Homily – December 31, 2017

This is the season of too many feasts. Today we celebrate the feast of the Holy Family, the gospel event tells of Mary’s purification in the temple forty days after the birth of Jesus. Tomorrow we celebrate the circumcision of Jesus eight days after his birth. Things get out of cynic this time of year.

On a feast like today scripture holds up models of what holds families together. Christian art has done a great disservice to the Holy Family. They were struggling working class people and life could be rough. All we see is a tranquil setting, angels all around, everything is perfect. Not so.

Have you ever watched the TV series ‘Modern Family’? It follows the stories of three families living in the same neighborhood. They are in and out of one another’s homes all the time. One family is a traditional family; mother, father, son and daughter. One family is interracial, made up of a divorced couple and the child of a first marriage and the third couple consists of two gays and their adopted son. A true picture of the complexities found in family life today and far removed from what we’ve always thought of what family life is all about.

These three families have all the joys and stresses of family life. They cope with good times and bad. They deal with stress and misunderstandings. They deal with the conflicts between parents and children. All of them in one way or another have financial worries. For all their differences they have so much in common with all those living the community life of families.

What holds them together is that each family finds a way to be faithful to the teachings we heard in our second reading from Paul’s letter to the Colossians; they face their difficulties trying to be compassionate and kind and patient with one another. They find ways to be forgiving of one another. Harmony is the goal of each family and even after all the blowups and misunderstanding that are found in every family they strive for peace and harmony as they live out their differences.

You’ve probably heard of a letter from Pope Francis titled the Joy of Love. It is the Pope’s reflection on the Synod on the Family held a couple of years ago by bishops from around the world. Pope Francis makes clear that the causes of the family’s distresses are diverse, and that no single response to them will prove a silver bullet. The Pope makes clear that the Church has too often been content “simply decrying present-day evils,” and sought “to impose rules by its sheer authority. Pope Francis tells it like it is.

Francis wants us to In turn away from such attitudes by constantly redirecting our attention to the beauty and joy of married life and the family. He says we’ve been wasting pastoral energy on denouncing a decadent world instead of being proactive in supporting those struggling with the challenges of family life.

Francis makes a crucial point: “The Lord’s presence dwells in real and concrete families, with all their daily troubles and struggles, joys and hopes.” God is with all of us, not only the sinless and so the Church is called to accompany the weak, to discern with them and to integrate them into the life of Church.

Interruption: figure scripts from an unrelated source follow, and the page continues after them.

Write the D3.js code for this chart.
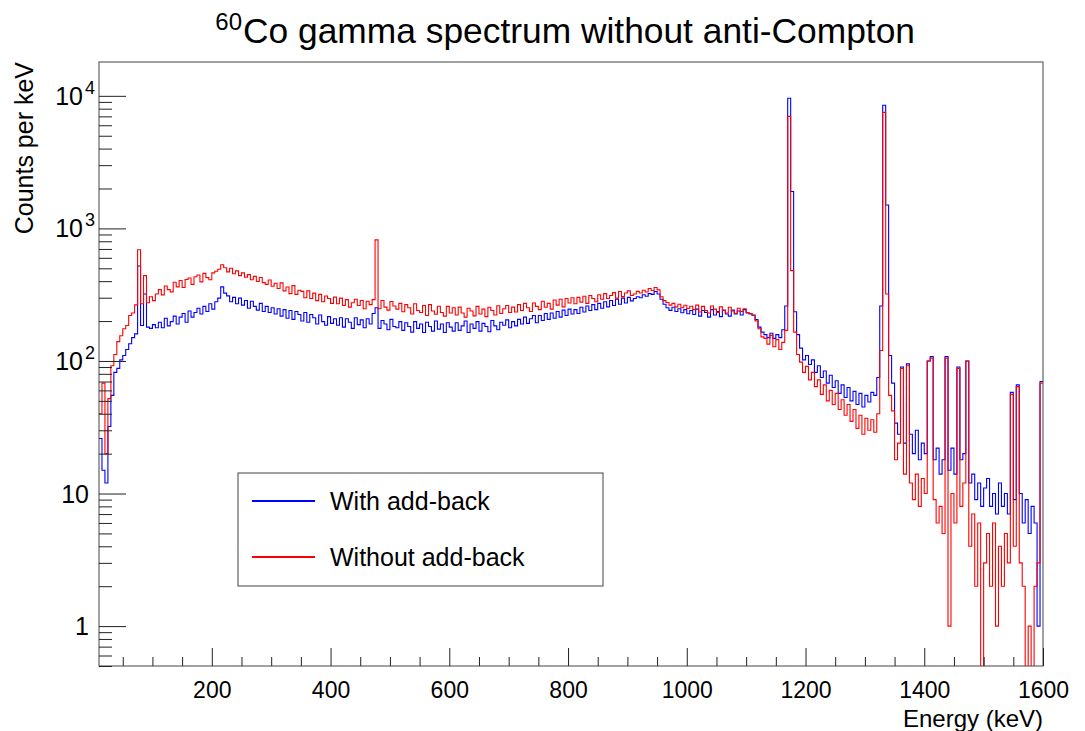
<!DOCTYPE html>
<html><head><meta charset="utf-8">
<script src="https://cdn.jsdelivr.net/npm/d3@7"></script>
<style>
body{margin:0;background:#fff}
svg{display:block}
text{font-family:"Liberation Sans",Arial,Helvetica,sans-serif;fill:#000}
</style>
</head><body>
<svg id="c" width="1085" height="731"></svg>
<script>
// ---- data: 5 keV bins starting at 10 keV ----
const firstBin = 10;
const binWidth = 5;
const energyMax = 1600;

const withAddBack = [
  26, 15, 12, 32, 55, 82, 88, 102, 110, 122, 135, 150, 160, 520, 185, 320, 180, 176, 188, 178,
  196, 178, 210, 184, 198, 218, 190, 214, 228, 196, 238, 214, 232, 250, 226, 258, 236, 270, 246, 280,
  298, 362, 325, 310, 280, 302, 270, 298, 264, 286, 250, 282, 258, 242, 272, 236, 258, 232, 252, 226,
  248, 218, 244, 210, 240, 206, 236, 224, 200, 232, 196, 224, 212, 190, 222, 198, 186, 216, 192, 208,
  186, 212, 180, 208, 196, 176, 212, 188, 204, 178, 208, 190, 228, 252, 176, 202, 190, 172, 206, 182,
  178, 198, 170, 194, 182, 165, 198, 176, 190, 164, 196, 182, 168, 200, 174, 190, 164, 194, 180, 168,
  194, 170, 184, 200, 164, 190, 176, 198, 168, 192, 182, 166, 202, 184, 172, 196, 186, 204, 178, 198,
  184, 206, 190, 214, 192, 208, 220, 194, 220, 202, 228, 206, 230, 210, 236, 214, 242, 220, 246, 226,
  244, 228, 254, 234, 260, 240, 266, 244, 272, 250, 280, 256, 286, 262, 292, 268, 298, 274, 302, 284,
  296, 305, 300, 316, 308, 322, 318, 334, 320, 292, 268, 252, 241, 254, 236, 248, 231, 244, 227, 240,
  224, 246, 218, 240, 232, 214, 244, 222, 236, 216, 242, 226, 218, 242, 226, 238, 222, 244, 230, 226,
  222, 205, 180, 165, 158, 150, 162, 148, 158, 150, 172, 260, 9600, 1900, 235, 158, 125, 102, 110, 94,
  102, 82, 92, 75, 84, 68, 78, 63, 71, 57, 66, 53, 63, 50, 59, 47, 57, 45, 55, 49,
  58, 55, 75, 260, 8500, 1500, 110, 68, 34, 28, 90, 24, 95, 28, 20, 30, 18, 24, 20, 100,
  108, 18, 22, 14, 18, 108, 15, 22, 14, 90, 18, 20, 100, 12, 14, 9, 12, 8, 11, 13,
  8, 10, 7, 12, 8, 10, 7, 58, 9, 66, 10, 6, 9, 5, 8, 6, 1, 70
];

const withoutAddBack = [
  40, 68, 20, 52, 92, 112, 140, 155, 175, 185, 220, 230, 265, 690, 270, 440, 275, 305, 285, 320,
  345, 315, 368, 345, 332, 392, 362, 405, 358, 412, 422, 378, 432, 445, 395, 458, 425, 410, 462, 475,
  492, 532, 505, 470, 500, 455, 478, 440, 462, 428, 448, 410, 435, 398, 426, 390, 378, 408, 366, 386,
  352, 388, 338, 361, 322, 370, 318, 342, 335, 300, 338, 296, 325, 285, 318, 280, 309, 296, 272, 303,
  270, 298, 262, 290, 255, 275, 292, 262, 286, 248, 282, 266, 290, 820, 248, 286, 255, 242, 281, 260,
  246, 272, 235, 266, 252, 226, 270, 240, 232, 262, 220, 266, 238, 225, 259, 232, 218, 258, 230, 252,
  222, 255, 230, 214, 250, 238, 219, 258, 226, 246, 216, 254, 240, 222, 261, 228, 248, 262, 232, 255,
  234, 266, 240, 272, 252, 236, 274, 258, 244, 282, 254, 272, 246, 288, 264, 292, 256, 296, 274, 300,
  270, 302, 278, 308, 272, 312, 296, 280, 316, 292, 322, 296, 312, 328, 298, 334, 306, 326, 338, 312,
  320, 335, 326, 342, 331, 352, 340, 358, 344, 305, 285, 276, 264, 272, 256, 268, 252, 263, 249, 259,
  244, 264, 234, 258, 240, 230, 260, 246, 232, 256, 240, 230, 254, 238, 228, 250, 236, 248, 232, 228,
  220, 200, 175, 152, 148, 134, 156, 128, 145, 122, 138, 170, 7000, 480, 165, 112, 98, 82, 91, 72,
  82, 64, 72, 56, 66, 50, 60, 47, 57, 43, 51, 39, 47, 35, 43, 31, 39, 28, 37, 30,
  36, 29, 40, 120, 7500, 320, 55, 42, 18, 24, 88, 14, 92, 12, 9, 14, 8, 13, 10, 100,
  105, 9, 6, 8, 5, 105, 1, 10, 6, 88, 8, 12, 100, 4, 7, 2, 6, 0, 3, 5,
  2, 6, 1, 4, 2, 5, 3, 56, 4, 64, 3, 2, 0, 1, 0, 2, 3, 68
];

const xTickValues = [200, 400, 600, 800, 1000, 1200, 1400, 1600];
const yTickExponents = [0, 1, 2, 3, 4];
const seriesNames = ["With add-back", "Without add-back"];
const seriesColors = ["#0000ff", "#ff0000"];
const titleSup = "60";
const titleMain = "Co gamma spectrum without anti-Compton";
const xTitle = "Energy (keV)";
const yTitle = "Counts per keV";

// ---- layout ----
const F = {l: 99, r: 1043, t: 62, b: 666};
const svg = d3.select("#c");
const x = d3.scaleLinear([10, energyMax], [F.l, F.r]);
const yMin = 0.5, yMax = 18000;
const y = d3.scaleLog([yMin, yMax], [F.b, F.t]);

svg.append("defs").append("clipPath").attr("id", "clip")
  .append("rect").attr("x", F.l).attr("y", F.t).attr("width", F.r - F.l).attr("height", F.b - F.t);

// histograms
function histPoints(vals) {
  const pts = vals.map((v, i) => [firstBin + i * binWidth, v]);
  pts.push([energyMax, vals[vals.length - 1]]);
  return pts;
}
const line = d3.line()
  .x(d => x(d[0]))
  .y(d => y(Math.max(d[1], yMin * 0.9)))
  .curve(d3.curveStepAfter);

const g = svg.append("g").attr("clip-path", "url(#clip)");
[withAddBack, withoutAddBack].forEach((vals, k) => {
  g.append("path").attr("d", line(histPoints(vals)))
    .attr("fill", "none").attr("stroke", seriesColors[k]).attr("stroke-width", 1.1)
    .attr("stroke-linejoin", "miter");
});

// frame
svg.append("rect").attr("x", F.l).attr("y", F.t).attr("width", F.r - F.l).attr("height", F.b - F.t)
  .attr("fill", "none").attr("stroke", "#444").attr("stroke-width", 1);

// x axis
const xMinor = d3.range(50, energyMax + 1, 50).filter(v => v % 200 !== 0 && v >= 10);
const xAx = svg.append("g").attr("transform", `translate(0,${F.b})`)
  .call(d3.axisBottom(x).tickValues(xTickValues).tickSize(-18).tickPadding(0).tickFormat(d3.format("d")));
xAx.select(".domain").remove();
xAx.selectAll(".tick line").attr("stroke", "#222");
xAx.selectAll(".tick text").attr("y", 32).attr("dy", 0).attr("font-size", 23)
  .style("font-family", '"Liberation Sans",Arial,sans-serif');
const xAxMinor = svg.append("g").attr("transform", `translate(0,${F.b})`)
  .call(d3.axisBottom(x).tickValues(xMinor).tickSize(-9).tickFormat(""));
xAxMinor.select(".domain").remove();
xAxMinor.selectAll(".tick line").attr("stroke", "#222");

// y axis
const yMajor = yTickExponents.map(e => Math.pow(10, e));
const yMinorVals = [];
[-1, 0, 1, 2, 3].forEach(e => { for (let m = 2; m <= 9; m++) { const v = m * Math.pow(10, e); if (v >= yMin && v <= yMax) yMinorVals.push(v); } });
const yAx = svg.append("g").attr("transform", `translate(${F.l},0)`)
  .call(d3.axisLeft(y).tickValues(yMajor).tickSize(-27).tickFormat(""));
yAx.select(".domain").remove();
yAx.selectAll(".tick line").attr("stroke", "#222");
const yAxMinor = svg.append("g").attr("transform", `translate(${F.l},0)`)
  .call(d3.axisLeft(y).tickValues(yMinorVals).tickSize(-13).tickFormat(""));
yAxMinor.select(".domain").remove();
yAxMinor.selectAll(".tick line").attr("stroke", "#222");

yTickExponents.forEach(e => {
  const ty = y(Math.pow(10, e)) + 9;
  if (e <= 1) {
    svg.append("text").attr("x", 89).attr("y", ty).attr("text-anchor", "end")
      .attr("font-size", 25).text(e === 0 ? "1" : "10");
  } else {
    svg.append("text").attr("x", 83).attr("y", ty).attr("text-anchor", "end")
      .attr("font-size", 25).text("10");
    svg.append("text").attr("x", 85).attr("y", ty - 11).attr("text-anchor", "start")
      .attr("font-size", 18).text(String(e));
  }
});

// titles
svg.append("text").attr("x", 242).attr("y", 30).attr("text-anchor", "end").attr("font-size", 24).text(titleSup);
svg.append("text").attr("x", 243).attr("y", 43).attr("font-size", 35)
  .attr("textLength", 672).attr("lengthAdjust", "spacingAndGlyphs").text(titleMain);

svg.append("text").attr("x", F.r).attr("y", 727).attr("text-anchor", "end").attr("font-size", 24).text(xTitle);
svg.append("text").attr("transform", `translate(33,${F.t}) rotate(-90)`).attr("text-anchor", "end")
  .attr("font-size", 25).text(yTitle);

// legend
const L = {x: 238, y: 473, w: 365, h: 113};
svg.append("rect").attr("x", L.x).attr("y", L.y).attr("width", L.w).attr("height", L.h)
  .attr("fill", "#fff").attr("stroke", "#444").attr("stroke-width", 1);
seriesNames.forEach((name, k) => {
  const cy = L.y + 28 + k * 56;
  svg.append("line").attr("x1", L.x + 14).attr("x2", L.x + 77).attr("y1", cy).attr("y2", cy)
    .attr("stroke", seriesColors[k]).attr("stroke-width", 2);
  svg.append("text").attr("x", L.x + 92).attr("y", cy + 9).attr("font-size", 25).text(name);
});
</script>
</body></html>
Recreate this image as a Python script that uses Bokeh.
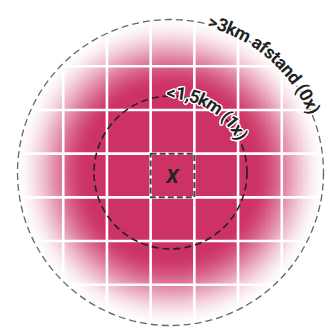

He calls Bishops and priests to look beyond laws and regulations, important as these may be, and take a more pastoral approach to the complexities of the reality of divorced couples and walk with husbands and wives helping them to find a way back into the life of the church.

On this feast of the Holy Family we pray for all the families in our parish family; the solid, the broken, the struggling and the searching, remembering the words of Pope Francis, “The Lord’s presence dwells in real and concrete families, with all their daily troubles and struggles, joys and hopes.” God is always present to them though they may not be always present to God.